Il Jobs Act non è sufficiente per rilanciare l’economia e Paolo Vitelli, patron di Azimut Benetti (il maggior costruttore mondiale di maxi yacht) e parlamentare di Scelta Civica, propone un «business act». «Bisogna far ripartire le imprese – spiega Vitelli – eliminando gli ostacoli che le rendono meno competitive rispetto ai concorrenti dei Paesi avanzati: dal carico fiscale eccessivo al difficile accesso al credito, dai bassi investimenti in innovazione agli scarsi sostegni all’innovazione, dalla scarsa flessibilità del lavoro all’eccesso di burocrazia, sino alla limitata capacità di attrarre investimenti esteri».

Per Vitelli la congiuntura attuale è favorevole e non va sprecata.
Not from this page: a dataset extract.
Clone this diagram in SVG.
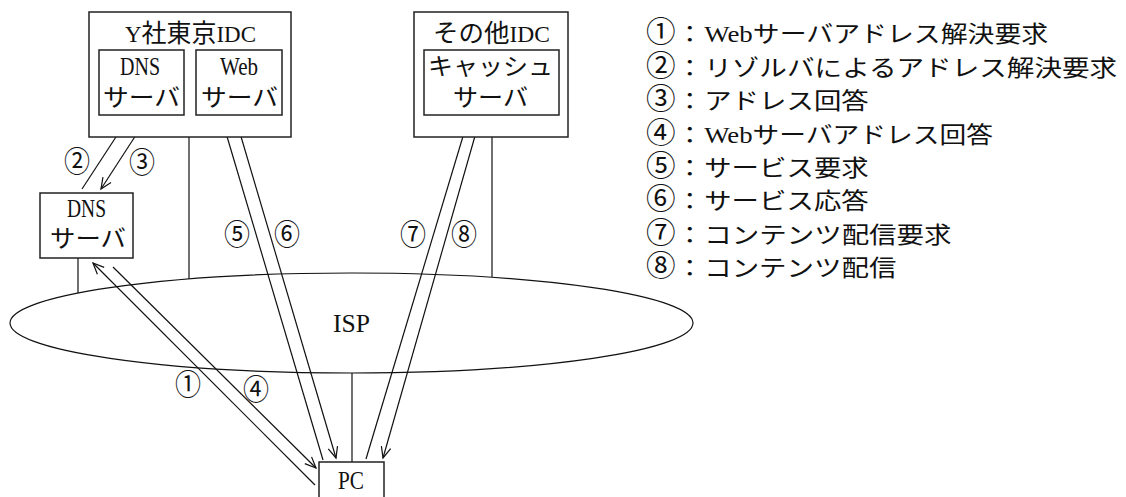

E le riforme strutturali, seppur assolutamente necessarie, richiedono tempi lunghi mentre servono misure ad impatto immediato per ridare slancio alle imprese.

Il patron dell’Azimut pensa innanzi tutto ad un alleggerimento del carico fiscale alle imprese, da attuare attraverso una riduzione dell’Irap di circa 7 miliardi di euro, «grazie ad un taglio dei sussidi alle imprese del 7% all’anno per 3 anni». Inoltre, a suo avviso, andrebbero detassati «gli utili reinvestiti in cespiti ammortizzabili in incremento della media del triennio precedente». E ancora una revisione delle aliquote fiscali degli ammortamenti sulle immobilizzazioni materiali e agevolazioni sulla deducibilità degli ammortamenti relativi agli investimenti per adeguamenti alle norme ambientali e di sicurezza del lavoro. Senza dimenticare «la “patrimoniale occulta” sui macchinari impiegati dalle imprese nella loro attività».

Dovrebbe inoltre venir favorito l’accesso ai finanziamenti anche incentivando le aziende a quotarsi in Borsa riducendo sia il tax rate per le imprese che si quotano sia la tassazione sul capital gain degli investitori, con un vincolo di detenzione minima triennale dei titoli. «Servono modifiche – prosegue Vitelli – alle norme che riducono la liquidità delle imprese ed occorre promuovere nuovi investimenti, introducendo correttivi alle norme sul credito d’imposta per l’acquisto di nuovi macchinari ed apparecchiature». Vitelli pensa anche agli indispensabili incentivi per gli investimenti in ricerca ed innovazione a partire dalla trasformazione del bonus-credito d’imposta per R&I da misura temporanea ad incentivo strutturale.

Quanto all’export, serve una riorganizzazione ed un rafforzamento di Sace ed Ice. E deve essere migliorato l’utilizzo dei Fondi europei a favore delle Pmi.

«Le coperture – assicura Vitelli – non sarebbero un problema. Basti pensare ai 5 miliardi previsti per le tasse sul rientro di capitali o ai risparmi derivanti dallo smobilizzo delle società di comodo o, ancora, alla dismissione del 5% all’anno, per 3 anni, delle partecipazioni pubbliche nelle società quotate in Borsa. Il valore delle società quotate partecipate direttamente o indirettamente dallo Stato è pari a circa 44 miliardi di euro mentre quello delle società quotate partecipate da Comuni, Province e Regioni assomma a 5,4 miliardi. La dismissione del 5% garantirebbe un gettito pari a 2,5 miliardi di euro all’anno».